TASK REQUIREMENTS: Go through the material and write it all out exactly, minus the pictures.

DATA EXTRACT:
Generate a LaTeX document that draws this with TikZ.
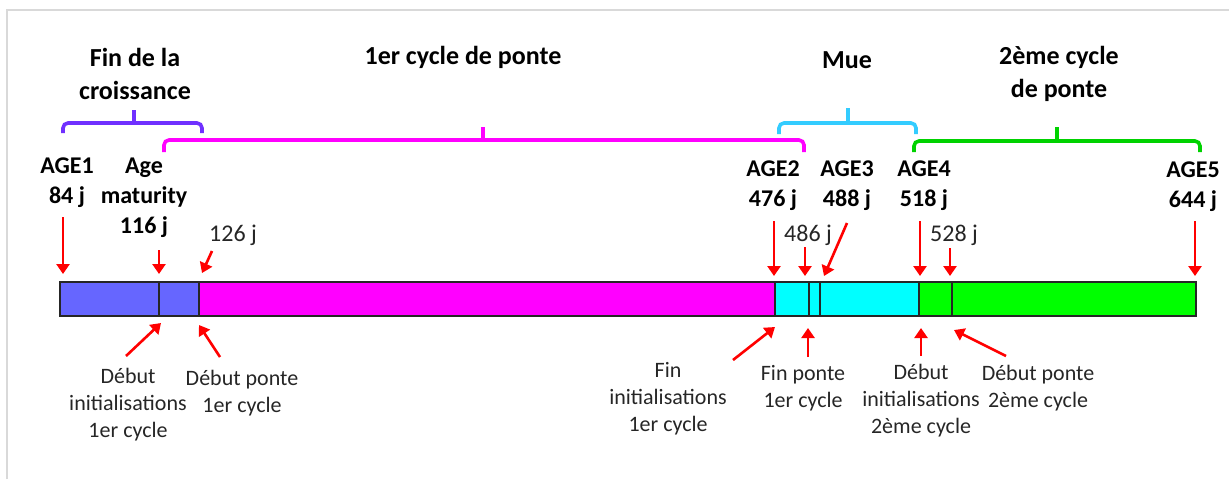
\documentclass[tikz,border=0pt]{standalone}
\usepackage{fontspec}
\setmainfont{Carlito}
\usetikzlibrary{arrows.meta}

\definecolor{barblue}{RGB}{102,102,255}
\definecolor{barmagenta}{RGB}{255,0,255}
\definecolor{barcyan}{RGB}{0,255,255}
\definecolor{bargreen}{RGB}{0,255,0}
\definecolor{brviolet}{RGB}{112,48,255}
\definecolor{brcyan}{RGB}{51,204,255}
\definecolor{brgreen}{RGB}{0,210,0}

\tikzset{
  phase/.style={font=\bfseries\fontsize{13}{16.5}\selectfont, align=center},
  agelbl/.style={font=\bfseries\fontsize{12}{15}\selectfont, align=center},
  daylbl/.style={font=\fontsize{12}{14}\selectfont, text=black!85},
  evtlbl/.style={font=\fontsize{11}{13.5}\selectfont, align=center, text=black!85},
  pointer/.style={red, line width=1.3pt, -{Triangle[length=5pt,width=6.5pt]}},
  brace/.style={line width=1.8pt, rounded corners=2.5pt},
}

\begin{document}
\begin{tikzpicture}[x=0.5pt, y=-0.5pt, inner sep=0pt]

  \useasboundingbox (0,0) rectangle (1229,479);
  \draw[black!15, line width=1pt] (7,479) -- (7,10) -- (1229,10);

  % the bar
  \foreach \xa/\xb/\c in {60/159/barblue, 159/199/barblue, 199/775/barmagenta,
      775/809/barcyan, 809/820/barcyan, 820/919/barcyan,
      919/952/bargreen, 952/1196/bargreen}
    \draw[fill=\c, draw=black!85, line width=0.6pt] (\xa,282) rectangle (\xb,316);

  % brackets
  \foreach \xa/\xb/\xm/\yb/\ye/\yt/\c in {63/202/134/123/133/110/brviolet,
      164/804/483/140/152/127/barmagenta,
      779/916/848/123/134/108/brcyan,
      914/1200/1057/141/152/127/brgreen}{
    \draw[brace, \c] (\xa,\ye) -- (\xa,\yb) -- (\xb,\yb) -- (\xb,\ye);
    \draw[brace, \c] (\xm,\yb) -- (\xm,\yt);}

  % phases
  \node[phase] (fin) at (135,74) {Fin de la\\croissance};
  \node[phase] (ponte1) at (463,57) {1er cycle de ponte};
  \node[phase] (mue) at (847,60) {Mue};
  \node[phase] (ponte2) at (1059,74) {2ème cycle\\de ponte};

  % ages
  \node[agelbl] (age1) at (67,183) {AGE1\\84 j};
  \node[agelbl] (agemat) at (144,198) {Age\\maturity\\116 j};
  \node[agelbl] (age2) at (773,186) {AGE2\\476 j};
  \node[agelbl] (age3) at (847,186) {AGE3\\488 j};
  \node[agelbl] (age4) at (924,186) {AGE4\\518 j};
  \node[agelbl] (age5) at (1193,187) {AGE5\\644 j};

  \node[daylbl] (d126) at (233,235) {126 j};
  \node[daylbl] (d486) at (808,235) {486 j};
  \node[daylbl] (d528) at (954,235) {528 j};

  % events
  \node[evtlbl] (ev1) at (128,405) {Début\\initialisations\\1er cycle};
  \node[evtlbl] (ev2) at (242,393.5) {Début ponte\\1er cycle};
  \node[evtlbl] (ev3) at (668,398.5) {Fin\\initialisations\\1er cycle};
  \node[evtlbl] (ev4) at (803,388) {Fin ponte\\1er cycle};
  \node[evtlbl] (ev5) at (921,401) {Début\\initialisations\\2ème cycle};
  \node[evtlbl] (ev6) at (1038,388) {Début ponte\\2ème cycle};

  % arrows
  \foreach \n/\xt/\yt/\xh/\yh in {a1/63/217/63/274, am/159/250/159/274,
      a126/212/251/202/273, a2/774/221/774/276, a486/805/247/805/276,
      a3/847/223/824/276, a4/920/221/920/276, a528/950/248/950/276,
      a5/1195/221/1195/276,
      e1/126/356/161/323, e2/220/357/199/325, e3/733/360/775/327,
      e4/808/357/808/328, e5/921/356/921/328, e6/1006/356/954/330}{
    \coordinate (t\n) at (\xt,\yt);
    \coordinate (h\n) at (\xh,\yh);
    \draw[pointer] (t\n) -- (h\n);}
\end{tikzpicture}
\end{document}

SOLUTION FOR THIS EXERCISE:
Generate a LaTeX document that draws this with TikZ.
\documentclass[tikz,border=0pt]{standalone}
\usepackage{fontspec}
\setmainfont{Carlito}
\usetikzlibrary{arrows.meta}

\definecolor{barblue}{RGB}{102,102,255}
\definecolor{barmagenta}{RGB}{255,0,255}
\definecolor{barcyan}{RGB}{0,255,255}
\definecolor{bargreen}{RGB}{0,255,0}
\definecolor{brviolet}{RGB}{112,48,255}
\definecolor{brcyan}{RGB}{51,204,255}
\definecolor{brgreen}{RGB}{0,210,0}

\tikzset{
  phase/.style={font=\bfseries\fontsize{13}{16.5}\selectfont, align=center},
  agelbl/.style={font=\bfseries\fontsize{12}{15}\selectfont, align=center},
  daylbl/.style={font=\fontsize{12}{14}\selectfont, text=black!85},
  evtlbl/.style={font=\fontsize{11}{13.5}\selectfont, align=center, text=black!85},
  pointer/.style={red, line width=1.3pt, -{Triangle[length=5pt,width=6.5pt]}},
  brace/.style={line width=1.8pt, rounded corners=2.5pt},
}

\begin{document}
\begin{tikzpicture}[x=0.5pt, y=-0.5pt, inner sep=0pt]

  \useasboundingbox (0,0) rectangle (1229,479);
  \draw[black!15, line width=1pt] (7,479) -- (7,10) -- (1229,10);

  % the bar
  \foreach \xa/\xb/\c in {60/159/barblue, 159/199/barblue, 199/775/barmagenta,
      775/809/barcyan, 809/820/barcyan, 820/919/barcyan,
      919/952/bargreen, 952/1196/bargreen}
    \draw[fill=\c, draw=black!85, line width=0.6pt] (\xa,282) rectangle (\xb,316);

  % brackets
  \foreach \xa/\xb/\xm/\yb/\ye/\yt/\c in {63/202/134/123/133/110/brviolet,
      164/804/483/140/152/127/barmagenta,
      779/916/848/123/134/108/brcyan,
      914/1200/1057/141/152/127/brgreen}{
    \draw[brace, \c] (\xa,\ye) -- (\xa,\yb) -- (\xb,\yb) -- (\xb,\ye);
    \draw[brace, \c] (\xm,\yb) -- (\xm,\yt);}

  % phases
  \node[phase] (fin) at (135,74) {Fin de la\\croissance};
  \node[phase] (ponte1) at (463,57) {1er cycle de ponte};
  \node[phase] (mue) at (847,60) {Mue};
  \node[phase] (ponte2) at (1059,74) {2ème cycle\\de ponte};

  % ages
  \node[agelbl] (age1) at (67,183) {AGE1\\84 j};
  \node[agelbl] (agemat) at (144,198) {Age\\maturity\\116 j};
  \node[agelbl] (age2) at (773,186) {AGE2\\476 j};
  \node[agelbl] (age3) at (847,186) {AGE3\\488 j};
  \node[agelbl] (age4) at (924,186) {AGE4\\518 j};
  \node[agelbl] (age5) at (1193,187) {AGE5\\644 j};

  \node[daylbl] (d126) at (233,235) {126 j};
  \node[daylbl] (d486) at (808,235) {486 j};
  \node[daylbl] (d528) at (954,235) {528 j};

  % events
  \node[evtlbl] (ev1) at (128,405) {Début\\initialisations\\1er cycle};
  \node[evtlbl] (ev2) at (242,393.5) {Début ponte\\1er cycle};
  \node[evtlbl] (ev3) at (668,398.5) {Fin\\initialisations\\1er cycle};
  \node[evtlbl] (ev4) at (803,388) {Fin ponte\\1er cycle};
  \node[evtlbl] (ev5) at (921,401) {Début\\initialisations\\2ème cycle};
  \node[evtlbl] (ev6) at (1038,388) {Début ponte\\2ème cycle};

  % arrows
  \foreach \n/\xt/\yt/\xh/\yh in {a1/63/217/63/274, am/159/250/159/274,
      a126/212/251/202/273, a2/774/221/774/276, a486/805/247/805/276,
      a3/847/223/824/276, a4/920/221/920/276, a528/950/248/950/276,
      a5/1195/221/1195/276,
      e1/126/356/161/323, e2/220/357/199/325, e3/733/360/775/327,
      e4/808/357/808/328, e5/921/356/921/328, e6/1006/356/954/330}{
    \coordinate (t\n) at (\xt,\yt);
    \coordinate (h\n) at (\xh,\yh);
    \draw[pointer] (t\n) -- (h\n);}
\end{tikzpicture}
\end{document}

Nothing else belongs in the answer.